Judy Henske and Jerry Yester, Farewell Aldebaran. It’s easy to see why this 1969 album from then husband-and-wife Jerry Yester and Judy Henske flopped, but just as easy to understand why it has remained a cult favorite for nearly half a century. Originally released on Frank Zappa’s Bizarre label, the vintage LP contains 10 tracks that sound like the work of almost as many groups, none of them all that commercial; and Henske, a versatile vocalist, could be mistaken here for several different singers.
Cohesive? Not particularly. Impressive and frequently fascinating? Yes. The lyrics, which often seem like the product of someone on an acid trip, can be as impenetrable as they are poetic, and you’d have to have pretty diverse tastes to fall for the entire program, which ranges from guitar-based rock to moody ballads to lush pop to Renaissance music. But this reissue—which couples the 1969 release with five instrumental demos—is worth a listen. Not all of the experiments pay off but there are moments of beauty on tracks such as “Three Ravens.” At worst, the album will give you a taste of just how much studio experimentation went down in the 60s. At best, you’ll join the cult.
Girls on Grass, Girls on Grass. Though this Brooklyn-based quartet includes two guys, bassist Dave Mandi and guitarist Sean Eden, they stick to their instruments on this high-octane debut CD while drummer Nancy Polstein and guitarist Barbara Endies share vocal chores. On some of the tracks, they flirt with Americana and country; but when they rock, which is most of the time, they sound redolent of the Go-Gos and early Bangles. There’s also a rawness and punk sensibility to the vocals, guitar work, and production that reminds me of the first Blondie album.
Jeremiah Johnson Band, Blues Heart Attack. Though I find the all-original blues-rock program here uneven, the soulful vocals and blistering guitar work that characterize the best of it are potent enough to jumpstart any party. The St. Louis-based trio features its namesake on guitar and lead vocals, plus Jeff Girardier on bass and Benet Schaeffer on drums. Augmenting their sound are a keyboard player and a hot saxophonist. Check out the guitar pyrotechnics on tracks like “Skip That Stone,” which recalls the Allman Brothers on a good night.

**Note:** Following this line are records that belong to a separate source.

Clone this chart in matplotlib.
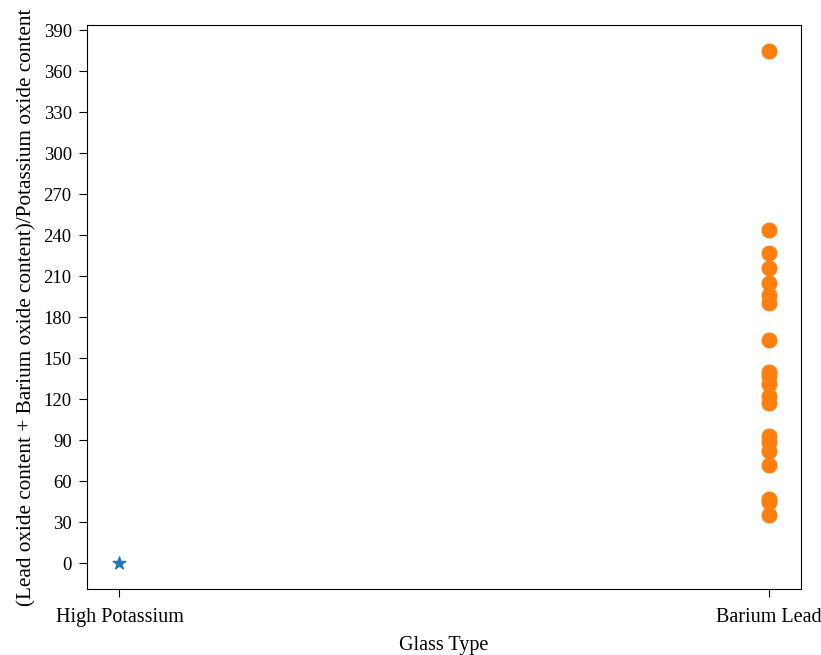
import matplotlib.pyplot as plt
import numpy as np

plt.rcParams['font.family'] = ['Liberation Serif', 'DejaVu Serif']
plt.rcParams['font.size'] = 14.5

glass_types = ["High Potassium", "Barium Lead"]
high_k_ratio = [0]
barium_lead_ratio = [375, 244, 227, 216, 205, 196, 190, 163, 140, 137, 131,
                     122, 117, 93, 89, 82, 72, 47, 45, 35]

fig = plt.figure(figsize=(8.21, 6.55), dpi=100)
ax = fig.add_axes([0.106, 0.101, 0.870, 0.861])

ax.scatter([glass_types[0]] * len(high_k_ratio), high_k_ratio, marker='*', s=90)
ax.scatter([glass_types[1]] * len(barium_lead_ratio), barium_lead_ratio, s=110)

ax.set_yticks(np.arange(0, 391, 30))
ax.tick_params(axis='y', labelsize=13.5, length=5.5, pad=5.5)
ax.tick_params(axis='x', labelsize=14.5, length=5.5, pad=8)
ax.set_xlabel("Glass Type", fontsize=14.5, labelpad=7)
ax.set_ylabel("(Lead oxide content + Barium oxide content)/Potassium oxide content",
              fontsize=15.3, labelpad=5)

fig.savefig("out.png")
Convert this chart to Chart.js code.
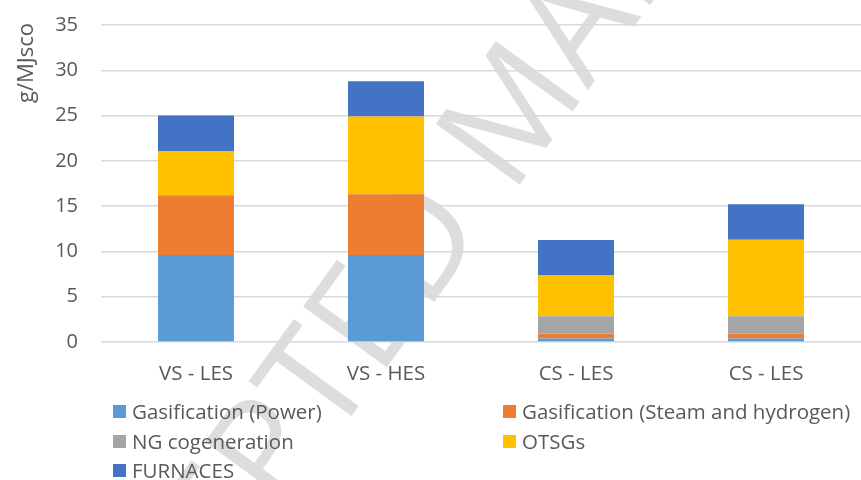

Various artists, Afterschool Special: The 123s of Kid Soul. As artists ranging from Frankie Lymon to the Jackson 5 have proved, you don’t have to be old enough to vote to produce good soul music. OK, so there’s a hint of bubblegum in much of this anthology of little-known preadolescent soul groups, but so what? The music is bright, danceable, and well sung. Highlights on the 19-song program include the catchy “Runnin’ Wild (Ain’t Gonna Help You),” by Scott Three, which reminds me of Jay & the Techniques; the Bennetts’ soulful ballad, “I Want a Little Girl”; and a version of Gil Scott-Heron’s vintage “The Revolution Will Not Be Televised” that sounds surprisingly well suited to a group of youngsters who call themselves the Brother’s Rap.
Shane Alexander, Bliss. Alexander has been recording since 2005, but the self-produced Bliss, his atmospheric sixth album, is the first I’ve heard from him. The West Coast folk/rock here is more commercial than innovative but that said, it has notable strengths, starting with Alexander’s sweet tenor, acoustic guitar work, and catchy, well-hooked songs, which flow seamlessly into one another. When I get to the end of the last track, the delicate and seductive title tune, I’m inclined to hit “repeat.”